- **SUPPLIED INFORMATION**
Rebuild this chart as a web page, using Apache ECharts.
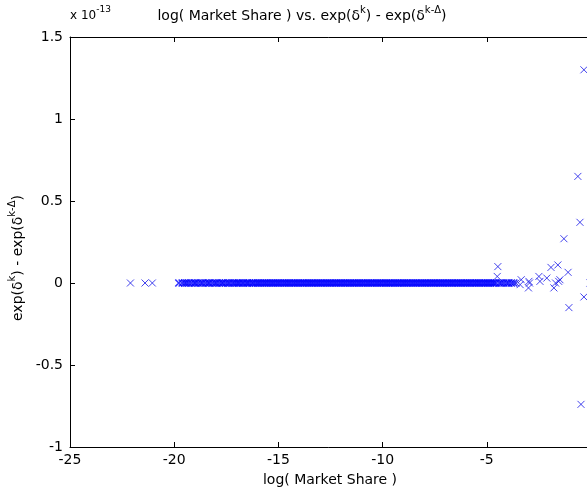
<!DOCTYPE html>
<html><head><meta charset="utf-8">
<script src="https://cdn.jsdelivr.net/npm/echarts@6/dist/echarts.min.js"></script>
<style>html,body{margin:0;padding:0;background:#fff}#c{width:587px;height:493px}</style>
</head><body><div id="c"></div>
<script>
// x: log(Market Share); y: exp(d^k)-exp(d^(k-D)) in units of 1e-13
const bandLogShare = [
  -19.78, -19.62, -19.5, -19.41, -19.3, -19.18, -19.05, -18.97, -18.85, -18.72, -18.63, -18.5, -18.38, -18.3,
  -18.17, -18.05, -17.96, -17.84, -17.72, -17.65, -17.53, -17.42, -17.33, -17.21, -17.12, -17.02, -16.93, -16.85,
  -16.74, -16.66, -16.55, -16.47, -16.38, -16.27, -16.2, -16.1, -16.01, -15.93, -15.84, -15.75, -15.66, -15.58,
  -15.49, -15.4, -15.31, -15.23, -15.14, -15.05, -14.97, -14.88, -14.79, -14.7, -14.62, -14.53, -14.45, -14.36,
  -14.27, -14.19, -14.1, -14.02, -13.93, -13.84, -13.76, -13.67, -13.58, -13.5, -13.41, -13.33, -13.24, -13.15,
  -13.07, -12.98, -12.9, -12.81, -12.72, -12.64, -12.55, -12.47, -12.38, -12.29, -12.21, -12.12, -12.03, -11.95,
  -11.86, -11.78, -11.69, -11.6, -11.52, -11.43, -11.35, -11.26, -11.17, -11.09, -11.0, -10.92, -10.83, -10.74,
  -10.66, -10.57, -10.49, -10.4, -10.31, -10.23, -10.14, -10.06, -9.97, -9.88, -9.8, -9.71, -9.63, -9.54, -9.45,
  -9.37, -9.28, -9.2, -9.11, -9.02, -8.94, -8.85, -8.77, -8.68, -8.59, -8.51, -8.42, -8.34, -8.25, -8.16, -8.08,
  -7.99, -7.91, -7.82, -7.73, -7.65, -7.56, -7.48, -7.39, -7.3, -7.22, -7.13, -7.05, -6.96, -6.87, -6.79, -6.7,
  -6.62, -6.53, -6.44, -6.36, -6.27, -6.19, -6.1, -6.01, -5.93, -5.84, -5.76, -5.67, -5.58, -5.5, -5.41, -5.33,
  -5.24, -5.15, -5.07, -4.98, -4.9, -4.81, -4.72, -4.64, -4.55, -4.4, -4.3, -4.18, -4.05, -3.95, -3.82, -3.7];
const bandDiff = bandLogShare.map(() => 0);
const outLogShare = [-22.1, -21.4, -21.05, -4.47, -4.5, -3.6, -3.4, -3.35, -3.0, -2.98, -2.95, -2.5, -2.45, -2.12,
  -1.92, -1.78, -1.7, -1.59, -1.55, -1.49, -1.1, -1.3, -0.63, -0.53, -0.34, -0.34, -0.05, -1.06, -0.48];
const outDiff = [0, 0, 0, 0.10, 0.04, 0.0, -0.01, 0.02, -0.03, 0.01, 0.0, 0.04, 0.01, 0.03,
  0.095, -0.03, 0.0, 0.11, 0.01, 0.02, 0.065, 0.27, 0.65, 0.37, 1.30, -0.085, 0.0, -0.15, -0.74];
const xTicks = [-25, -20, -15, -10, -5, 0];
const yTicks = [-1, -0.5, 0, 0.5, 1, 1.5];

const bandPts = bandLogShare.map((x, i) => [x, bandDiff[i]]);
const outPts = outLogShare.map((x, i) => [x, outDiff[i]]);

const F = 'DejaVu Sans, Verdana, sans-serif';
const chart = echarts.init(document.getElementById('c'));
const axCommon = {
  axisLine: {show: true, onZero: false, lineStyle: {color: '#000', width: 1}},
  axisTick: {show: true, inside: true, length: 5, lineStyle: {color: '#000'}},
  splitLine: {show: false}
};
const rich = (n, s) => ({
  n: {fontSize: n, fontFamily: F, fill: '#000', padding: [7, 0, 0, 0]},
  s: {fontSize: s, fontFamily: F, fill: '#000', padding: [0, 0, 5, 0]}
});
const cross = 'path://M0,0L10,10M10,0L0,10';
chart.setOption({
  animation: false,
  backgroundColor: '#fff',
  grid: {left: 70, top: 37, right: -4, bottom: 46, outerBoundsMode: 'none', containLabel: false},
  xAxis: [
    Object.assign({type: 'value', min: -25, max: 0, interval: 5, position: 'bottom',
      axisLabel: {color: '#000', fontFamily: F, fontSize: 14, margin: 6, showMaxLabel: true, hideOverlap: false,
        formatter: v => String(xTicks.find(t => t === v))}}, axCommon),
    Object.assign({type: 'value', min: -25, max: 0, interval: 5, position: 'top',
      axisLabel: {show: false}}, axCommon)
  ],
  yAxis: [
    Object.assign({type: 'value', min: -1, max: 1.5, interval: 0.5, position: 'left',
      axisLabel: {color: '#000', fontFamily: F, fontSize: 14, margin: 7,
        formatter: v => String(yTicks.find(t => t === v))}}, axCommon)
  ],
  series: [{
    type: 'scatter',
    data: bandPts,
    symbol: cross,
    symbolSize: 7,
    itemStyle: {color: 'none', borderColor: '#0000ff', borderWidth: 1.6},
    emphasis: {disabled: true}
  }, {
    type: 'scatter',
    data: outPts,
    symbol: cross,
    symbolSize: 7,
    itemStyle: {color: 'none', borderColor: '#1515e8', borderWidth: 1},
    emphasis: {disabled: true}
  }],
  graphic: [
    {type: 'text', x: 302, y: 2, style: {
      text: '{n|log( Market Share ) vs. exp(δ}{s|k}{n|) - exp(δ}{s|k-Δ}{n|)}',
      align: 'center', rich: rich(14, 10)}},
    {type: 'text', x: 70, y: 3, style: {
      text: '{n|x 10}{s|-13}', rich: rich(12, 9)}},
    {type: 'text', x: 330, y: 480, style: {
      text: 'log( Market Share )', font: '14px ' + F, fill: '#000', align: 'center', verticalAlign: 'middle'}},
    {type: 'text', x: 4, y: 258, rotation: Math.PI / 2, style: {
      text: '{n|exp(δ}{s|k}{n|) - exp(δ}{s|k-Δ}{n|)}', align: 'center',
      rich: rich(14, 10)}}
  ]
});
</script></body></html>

- **EXERCISE OBJECTIVE**
Omit the pictures and output all of the other material exactly.

- **WRITTEN ANSWER**
Rebuild this chart as a web page, using Apache ECharts.
<!DOCTYPE html>
<html><head><meta charset="utf-8">
<script src="https://cdn.jsdelivr.net/npm/echarts@6/dist/echarts.min.js"></script>
<style>html,body{margin:0;padding:0;background:#fff}#c{width:587px;height:493px}</style>
</head><body><div id="c"></div>
<script>
// x: log(Market Share); y: exp(d^k)-exp(d^(k-D)) in units of 1e-13
const bandLogShare = [
  -19.78, -19.62, -19.5, -19.41, -19.3, -19.18, -19.05, -18.97, -18.85, -18.72, -18.63, -18.5, -18.38, -18.3,
  -18.17, -18.05, -17.96, -17.84, -17.72, -17.65, -17.53, -17.42, -17.33, -17.21, -17.12, -17.02, -16.93, -16.85,
  -16.74, -16.66, -16.55, -16.47, -16.38, -16.27, -16.2, -16.1, -16.01, -15.93, -15.84, -15.75, -15.66, -15.58,
  -15.49, -15.4, -15.31, -15.23, -15.14, -15.05, -14.97, -14.88, -14.79, -14.7, -14.62, -14.53, -14.45, -14.36,
  -14.27, -14.19, -14.1, -14.02, -13.93, -13.84, -13.76, -13.67, -13.58, -13.5, -13.41, -13.33, -13.24, -13.15,
  -13.07, -12.98, -12.9, -12.81, -12.72, -12.64, -12.55, -12.47, -12.38, -12.29, -12.21, -12.12, -12.03, -11.95,
  -11.86, -11.78, -11.69, -11.6, -11.52, -11.43, -11.35, -11.26, -11.17, -11.09, -11.0, -10.92, -10.83, -10.74,
  -10.66, -10.57, -10.49, -10.4, -10.31, -10.23, -10.14, -10.06, -9.97, -9.88, -9.8, -9.71, -9.63, -9.54, -9.45,
  -9.37, -9.28, -9.2, -9.11, -9.02, -8.94, -8.85, -8.77, -8.68, -8.59, -8.51, -8.42, -8.34, -8.25, -8.16, -8.08,
  -7.99, -7.91, -7.82, -7.73, -7.65, -7.56, -7.48, -7.39, -7.3, -7.22, -7.13, -7.05, -6.96, -6.87, -6.79, -6.7,
  -6.62, -6.53, -6.44, -6.36, -6.27, -6.19, -6.1, -6.01, -5.93, -5.84, -5.76, -5.67, -5.58, -5.5, -5.41, -5.33,
  -5.24, -5.15, -5.07, -4.98, -4.9, -4.81, -4.72, -4.64, -4.55, -4.4, -4.3, -4.18, -4.05, -3.95, -3.82, -3.7];
const bandDiff = bandLogShare.map(() => 0);
const outLogShare = [-22.1, -21.4, -21.05, -4.47, -4.5, -3.6, -3.4, -3.35, -3.0, -2.98, -2.95, -2.5, -2.45, -2.12,
  -1.92, -1.78, -1.7, -1.59, -1.55, -1.49, -1.1, -1.3, -0.63, -0.53, -0.34, -0.34, -0.05, -1.06, -0.48];
const outDiff = [0, 0, 0, 0.10, 0.04, 0.0, -0.01, 0.02, -0.03, 0.01, 0.0, 0.04, 0.01, 0.03,
  0.095, -0.03, 0.0, 0.11, 0.01, 0.02, 0.065, 0.27, 0.65, 0.37, 1.30, -0.085, 0.0, -0.15, -0.74];
const xTicks = [-25, -20, -15, -10, -5, 0];
const yTicks = [-1, -0.5, 0, 0.5, 1, 1.5];

const bandPts = bandLogShare.map((x, i) => [x, bandDiff[i]]);
const outPts = outLogShare.map((x, i) => [x, outDiff[i]]);

const F = 'DejaVu Sans, Verdana, sans-serif';
const chart = echarts.init(document.getElementById('c'));
const axCommon = {
  axisLine: {show: true, onZero: false, lineStyle: {color: '#000', width: 1}},
  axisTick: {show: true, inside: true, length: 5, lineStyle: {color: '#000'}},
  splitLine: {show: false}
};
const rich = (n, s) => ({
  n: {fontSize: n, fontFamily: F, fill: '#000', padding: [7, 0, 0, 0]},
  s: {fontSize: s, fontFamily: F, fill: '#000', padding: [0, 0, 5, 0]}
});
const cross = 'path://M0,0L10,10M10,0L0,10';
chart.setOption({
  animation: false,
  backgroundColor: '#fff',
  grid: {left: 70, top: 37, right: -4, bottom: 46, outerBoundsMode: 'none', containLabel: false},
  xAxis: [
    Object.assign({type: 'value', min: -25, max: 0, interval: 5, position: 'bottom',
      axisLabel: {color: '#000', fontFamily: F, fontSize: 14, margin: 6, showMaxLabel: true, hideOverlap: false,
        formatter: v => String(xTicks.find(t => t === v))}}, axCommon),
    Object.assign({type: 'value', min: -25, max: 0, interval: 5, position: 'top',
      axisLabel: {show: false}}, axCommon)
  ],
  yAxis: [
    Object.assign({type: 'value', min: -1, max: 1.5, interval: 0.5, position: 'left',
      axisLabel: {color: '#000', fontFamily: F, fontSize: 14, margin: 7,
        formatter: v => String(yTicks.find(t => t === v))}}, axCommon)
  ],
  series: [{
    type: 'scatter',
    data: bandPts,
    symbol: cross,
    symbolSize: 7,
    itemStyle: {color: 'none', borderColor: '#0000ff', borderWidth: 1.6},
    emphasis: {disabled: true}
  }, {
    type: 'scatter',
    data: outPts,
    symbol: cross,
    symbolSize: 7,
    itemStyle: {color: 'none', borderColor: '#1515e8', borderWidth: 1},
    emphasis: {disabled: true}
  }],
  graphic: [
    {type: 'text', x: 302, y: 2, style: {
      text: '{n|log( Market Share ) vs. exp(δ}{s|k}{n|) - exp(δ}{s|k-Δ}{n|)}',
      align: 'center', rich: rich(14, 10)}},
    {type: 'text', x: 70, y: 3, style: {
      text: '{n|x 10}{s|-13}', rich: rich(12, 9)}},
    {type: 'text', x: 330, y: 480, style: {
      text: 'log( Market Share )', font: '14px ' + F, fill: '#000', align: 'center', verticalAlign: 'middle'}},
    {type: 'text', x: 4, y: 258, rotation: Math.PI / 2, style: {
      text: '{n|exp(δ}{s|k}{n|) - exp(δ}{s|k-Δ}{n|)}', align: 'center',
      rich: rich(14, 10)}}
  ]
});
</script></body></html>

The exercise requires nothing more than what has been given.